Построения Ап. Григорьева намечают высшую точку в развитии эстетического гуманизма в русской мысли. Как истинный романтик, Григорьев верит в существенное единство красоты и добра, искусства и нравственности,[1085] — но в этой позиции и религиозное сознание (для многих русских мыслителей) не расходится с секулярным сознанием. Высшая ценность искусства, его «теургическая» функция (см. дальше у Достоевского, см. также выше у Гоголя) признается обоими враждующими направлениями русской мысли, — но, конечно, смысл этого возвеличения красоты у них разный. Григорьев же больше всего внес в русскую мысль не своим романтизмом, не преклонением перед искусством, а философией «почвенности», исканием «непосредственности» через восстановление «органической цельности» в созерцании мира и в историческом творчестве.
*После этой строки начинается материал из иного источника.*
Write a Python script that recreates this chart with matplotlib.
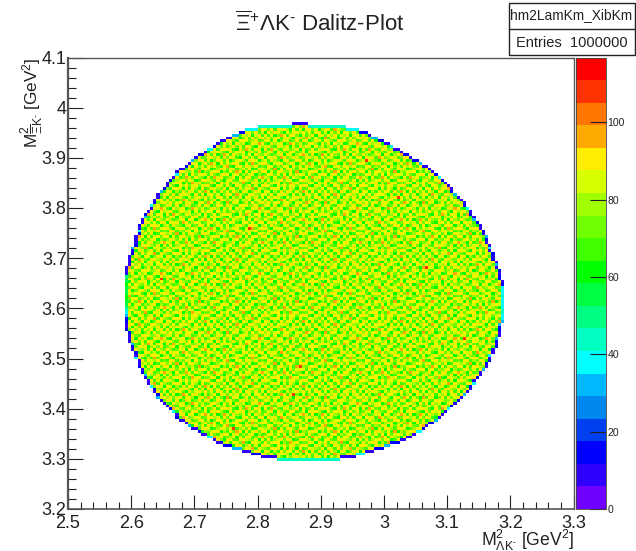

Переходим к Н. Н. Страхову.
4. Николай Николаевич Страхов[1086] (1828–1896) родился в семье священника, учился в духовной семинарии, по окончании которой поступил в Петербургский Университет на физико-математический факультет. За недостатком средств, не мог окончить университетского курса и перешел в Педагогический Институт. По окончании его (. 1851-ый год) занялся преподаванием естественных наук (сначала в Одессе. потом в Петербурге), но в 1861-ом году бросил преподавательскую работу и целиком отдался журнальной и литературной деятельности. На этом пути близко сошелся с Достоевским, как постоянный сотрудник в журналах, которые издавал последний: несколько позже Страхов. стал горячим поклонником Л. Н. Толстого, близким другом которого оставался до конца жизни. Как свидетельствует интереснейшая переписка Страхова с Толстым, он несомненно находился под влиянием последнего. В 1873 г. Страхов снова стал служить — сначала в Публичной Библиотеке, а потом в Ученом Комитете при Министерстве Народного Просвещения.
Страхов писал очень много,[1087] при том по самым различным вопросам. Он рано выделился как литературный критик, статьи которого о русской литературе не потеряли своей ценности и доныне. Очень важен ряд статей (собранных в две книги) на тему: «Борьба с Западом в русской литературе». Много писал Страхов на чисто-научные темы — особенно важна его книга «Мир, как целое», а также книги его по вопросам психологии и философской антропологии и чистой философии. Отметим, наконец, и статьи. его по вопросам философии истории.